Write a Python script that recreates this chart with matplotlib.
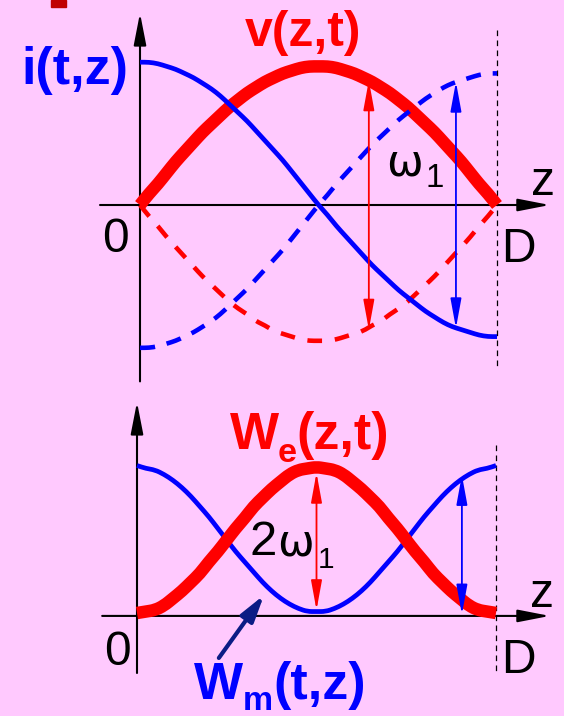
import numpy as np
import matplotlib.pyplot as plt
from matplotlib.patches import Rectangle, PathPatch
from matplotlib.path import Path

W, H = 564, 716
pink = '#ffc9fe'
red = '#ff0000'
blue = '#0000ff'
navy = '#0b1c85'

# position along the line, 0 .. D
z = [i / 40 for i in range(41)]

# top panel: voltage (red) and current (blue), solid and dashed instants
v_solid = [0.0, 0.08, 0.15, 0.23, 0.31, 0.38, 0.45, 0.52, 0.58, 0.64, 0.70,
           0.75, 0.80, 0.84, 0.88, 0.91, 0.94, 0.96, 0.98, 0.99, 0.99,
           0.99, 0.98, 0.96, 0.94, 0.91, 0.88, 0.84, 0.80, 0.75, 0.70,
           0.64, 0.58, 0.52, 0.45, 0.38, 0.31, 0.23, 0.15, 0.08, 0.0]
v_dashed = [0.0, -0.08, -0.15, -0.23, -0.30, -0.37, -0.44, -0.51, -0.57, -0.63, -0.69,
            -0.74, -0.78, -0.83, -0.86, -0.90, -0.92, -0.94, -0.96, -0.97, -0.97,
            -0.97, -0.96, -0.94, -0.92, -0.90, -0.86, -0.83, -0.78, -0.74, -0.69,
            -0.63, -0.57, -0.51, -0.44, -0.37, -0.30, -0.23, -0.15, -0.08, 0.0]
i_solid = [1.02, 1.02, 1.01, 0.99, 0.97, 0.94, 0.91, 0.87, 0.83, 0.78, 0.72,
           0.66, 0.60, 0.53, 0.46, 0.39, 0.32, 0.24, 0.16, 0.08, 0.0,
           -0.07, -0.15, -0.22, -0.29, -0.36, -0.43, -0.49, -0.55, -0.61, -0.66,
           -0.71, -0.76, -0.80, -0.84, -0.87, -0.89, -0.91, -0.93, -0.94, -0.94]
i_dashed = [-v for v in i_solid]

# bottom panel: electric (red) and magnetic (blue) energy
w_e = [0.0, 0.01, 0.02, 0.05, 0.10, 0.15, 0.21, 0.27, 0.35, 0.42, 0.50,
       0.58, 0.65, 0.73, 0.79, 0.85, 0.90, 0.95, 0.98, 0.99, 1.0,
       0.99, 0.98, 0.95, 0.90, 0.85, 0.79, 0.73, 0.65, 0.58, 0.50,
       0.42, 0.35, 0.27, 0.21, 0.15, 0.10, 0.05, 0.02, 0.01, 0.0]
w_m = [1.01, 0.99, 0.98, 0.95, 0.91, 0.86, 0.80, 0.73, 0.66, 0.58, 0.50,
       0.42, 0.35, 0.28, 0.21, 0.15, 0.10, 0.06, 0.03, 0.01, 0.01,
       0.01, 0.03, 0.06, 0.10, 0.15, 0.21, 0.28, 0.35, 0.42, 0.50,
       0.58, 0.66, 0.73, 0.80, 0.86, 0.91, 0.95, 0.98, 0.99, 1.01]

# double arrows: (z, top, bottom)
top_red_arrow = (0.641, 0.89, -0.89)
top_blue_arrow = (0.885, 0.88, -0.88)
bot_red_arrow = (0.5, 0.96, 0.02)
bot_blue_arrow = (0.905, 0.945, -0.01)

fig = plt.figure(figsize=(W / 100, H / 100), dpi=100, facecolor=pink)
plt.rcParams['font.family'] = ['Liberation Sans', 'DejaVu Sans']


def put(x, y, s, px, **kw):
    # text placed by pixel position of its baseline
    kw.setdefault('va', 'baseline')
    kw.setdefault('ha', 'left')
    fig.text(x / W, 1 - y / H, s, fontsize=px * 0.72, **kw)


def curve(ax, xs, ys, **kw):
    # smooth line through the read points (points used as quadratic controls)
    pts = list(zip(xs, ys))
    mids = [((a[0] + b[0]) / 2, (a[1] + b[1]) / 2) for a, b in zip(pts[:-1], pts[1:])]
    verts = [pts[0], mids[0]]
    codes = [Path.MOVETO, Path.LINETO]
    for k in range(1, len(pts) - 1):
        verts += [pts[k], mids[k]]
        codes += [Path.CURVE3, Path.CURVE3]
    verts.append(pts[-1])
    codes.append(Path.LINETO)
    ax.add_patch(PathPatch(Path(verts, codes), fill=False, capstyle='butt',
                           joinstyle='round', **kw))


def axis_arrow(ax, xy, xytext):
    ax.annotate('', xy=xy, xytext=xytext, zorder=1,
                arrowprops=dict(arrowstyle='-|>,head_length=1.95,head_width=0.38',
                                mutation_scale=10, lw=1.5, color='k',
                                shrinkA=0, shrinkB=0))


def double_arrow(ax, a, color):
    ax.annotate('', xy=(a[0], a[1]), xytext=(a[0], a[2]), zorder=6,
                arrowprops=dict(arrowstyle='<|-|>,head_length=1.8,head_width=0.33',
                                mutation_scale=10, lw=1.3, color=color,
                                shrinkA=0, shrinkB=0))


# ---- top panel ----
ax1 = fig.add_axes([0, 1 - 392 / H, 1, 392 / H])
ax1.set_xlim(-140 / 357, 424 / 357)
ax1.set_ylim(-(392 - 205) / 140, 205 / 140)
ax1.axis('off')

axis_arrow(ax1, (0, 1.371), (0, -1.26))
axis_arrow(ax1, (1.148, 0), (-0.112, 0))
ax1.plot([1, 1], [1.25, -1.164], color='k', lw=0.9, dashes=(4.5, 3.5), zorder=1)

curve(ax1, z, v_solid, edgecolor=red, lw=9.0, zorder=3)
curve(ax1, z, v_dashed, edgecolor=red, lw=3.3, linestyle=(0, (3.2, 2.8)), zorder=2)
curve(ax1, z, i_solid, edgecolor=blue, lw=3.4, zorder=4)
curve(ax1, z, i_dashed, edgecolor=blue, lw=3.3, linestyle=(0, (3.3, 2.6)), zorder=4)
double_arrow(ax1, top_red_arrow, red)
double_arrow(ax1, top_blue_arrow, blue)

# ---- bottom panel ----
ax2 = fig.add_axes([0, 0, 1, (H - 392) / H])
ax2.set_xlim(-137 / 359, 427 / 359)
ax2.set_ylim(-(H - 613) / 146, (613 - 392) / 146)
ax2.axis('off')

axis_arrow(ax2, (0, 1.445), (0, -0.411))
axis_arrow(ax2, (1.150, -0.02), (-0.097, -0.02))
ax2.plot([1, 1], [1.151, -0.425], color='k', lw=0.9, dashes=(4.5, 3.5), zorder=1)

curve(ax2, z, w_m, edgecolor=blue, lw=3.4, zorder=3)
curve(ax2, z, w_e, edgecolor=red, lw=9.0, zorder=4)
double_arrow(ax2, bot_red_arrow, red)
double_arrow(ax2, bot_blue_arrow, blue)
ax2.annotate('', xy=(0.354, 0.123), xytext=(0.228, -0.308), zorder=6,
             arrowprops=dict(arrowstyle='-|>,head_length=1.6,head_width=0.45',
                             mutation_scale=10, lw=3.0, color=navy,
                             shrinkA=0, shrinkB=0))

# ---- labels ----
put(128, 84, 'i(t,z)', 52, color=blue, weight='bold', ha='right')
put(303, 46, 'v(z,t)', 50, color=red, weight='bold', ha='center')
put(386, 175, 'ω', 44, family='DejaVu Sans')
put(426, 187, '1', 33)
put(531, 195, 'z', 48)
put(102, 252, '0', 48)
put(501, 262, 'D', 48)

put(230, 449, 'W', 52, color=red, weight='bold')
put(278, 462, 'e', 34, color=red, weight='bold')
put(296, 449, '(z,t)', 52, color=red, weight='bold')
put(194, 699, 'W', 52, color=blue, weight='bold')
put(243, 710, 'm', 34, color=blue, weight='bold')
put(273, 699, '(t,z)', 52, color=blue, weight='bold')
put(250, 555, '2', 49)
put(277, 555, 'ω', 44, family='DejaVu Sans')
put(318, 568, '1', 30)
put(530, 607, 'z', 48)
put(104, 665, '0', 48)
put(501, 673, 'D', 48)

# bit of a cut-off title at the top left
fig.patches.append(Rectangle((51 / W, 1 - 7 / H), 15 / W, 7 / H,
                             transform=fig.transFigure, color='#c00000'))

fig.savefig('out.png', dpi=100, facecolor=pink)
...
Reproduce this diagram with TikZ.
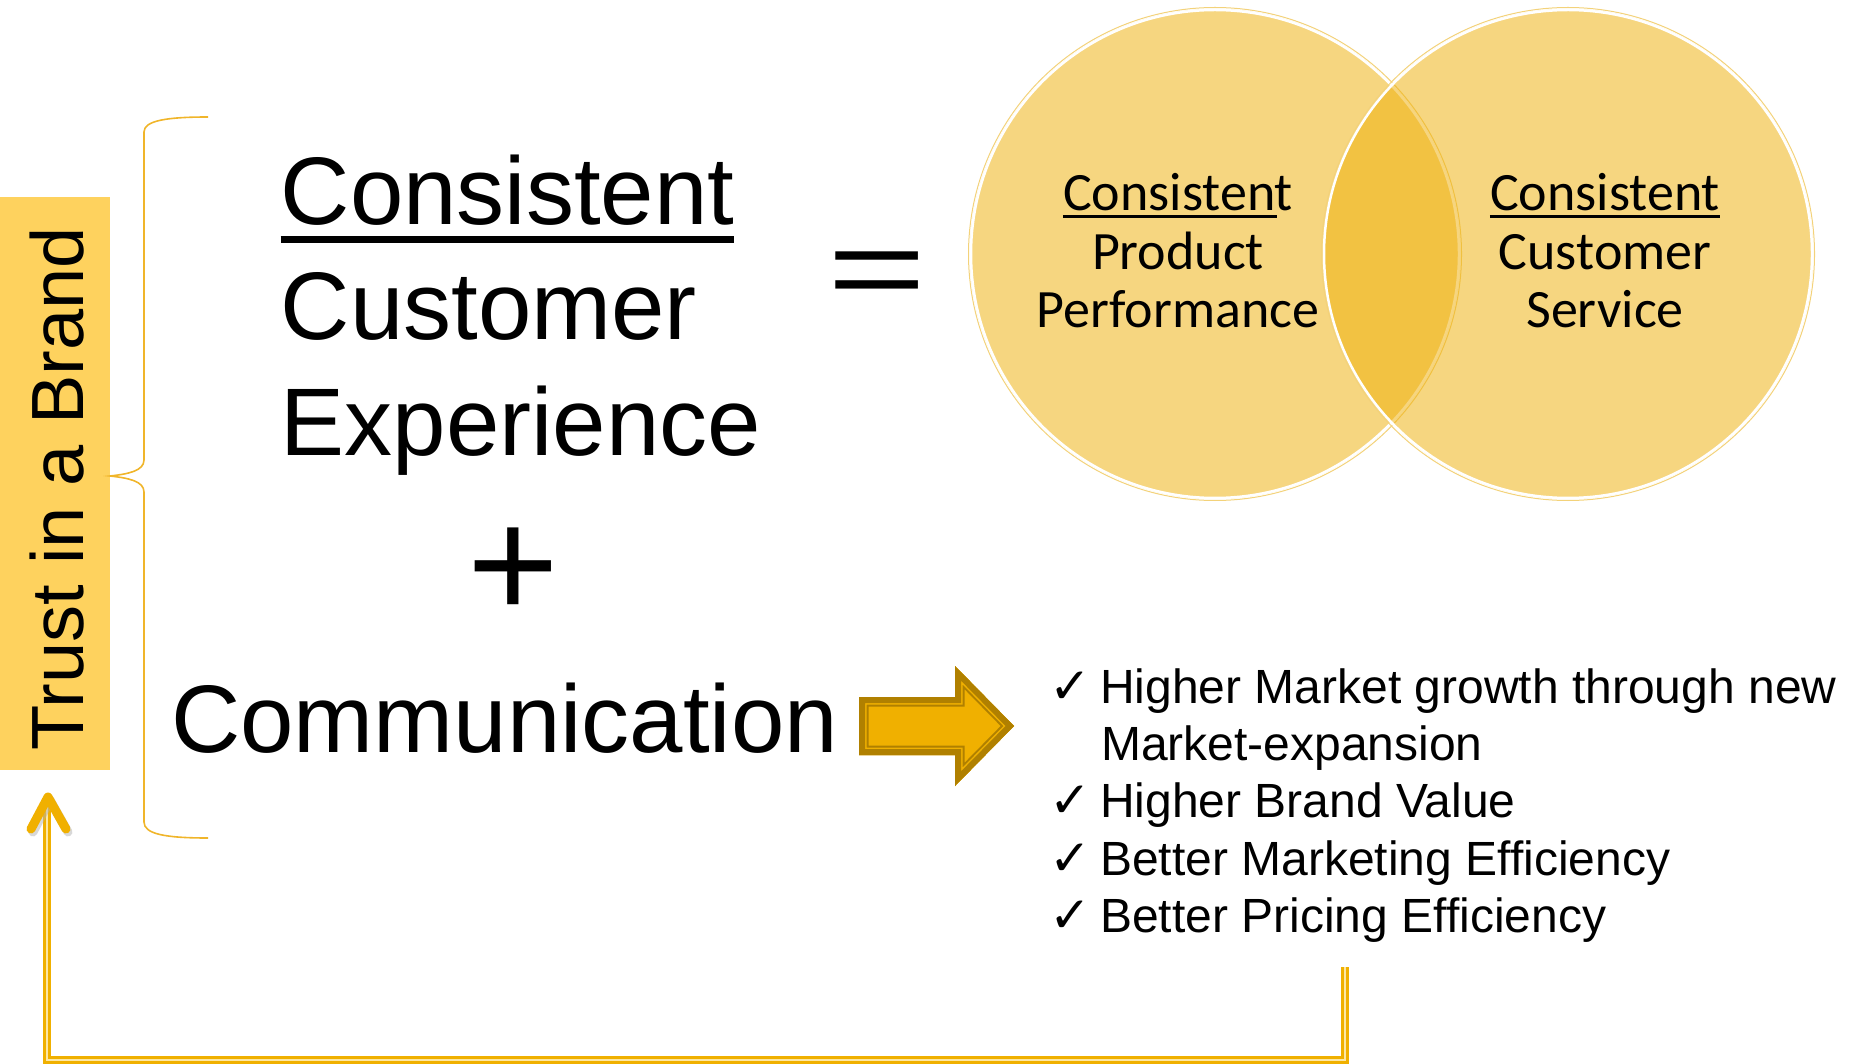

**Problem**: Leave the pictures out and print, exactly as written, every line from the one holding "Write a Python" down to the one holding "z = [i / 40 for i in range(41)]", both of those included.

**Task result**:
Write a Python script that recreates this chart with matplotlib.
import numpy as np
import matplotlib.pyplot as plt
from matplotlib.patches import Rectangle, PathPatch
from matplotlib.path import Path

W, H = 564, 716
pink = '#ffc9fe'
red = '#ff0000'
blue = '#0000ff'
navy = '#0b1c85'

# position along the line, 0 .. D
z = [i / 40 for i in range(41)]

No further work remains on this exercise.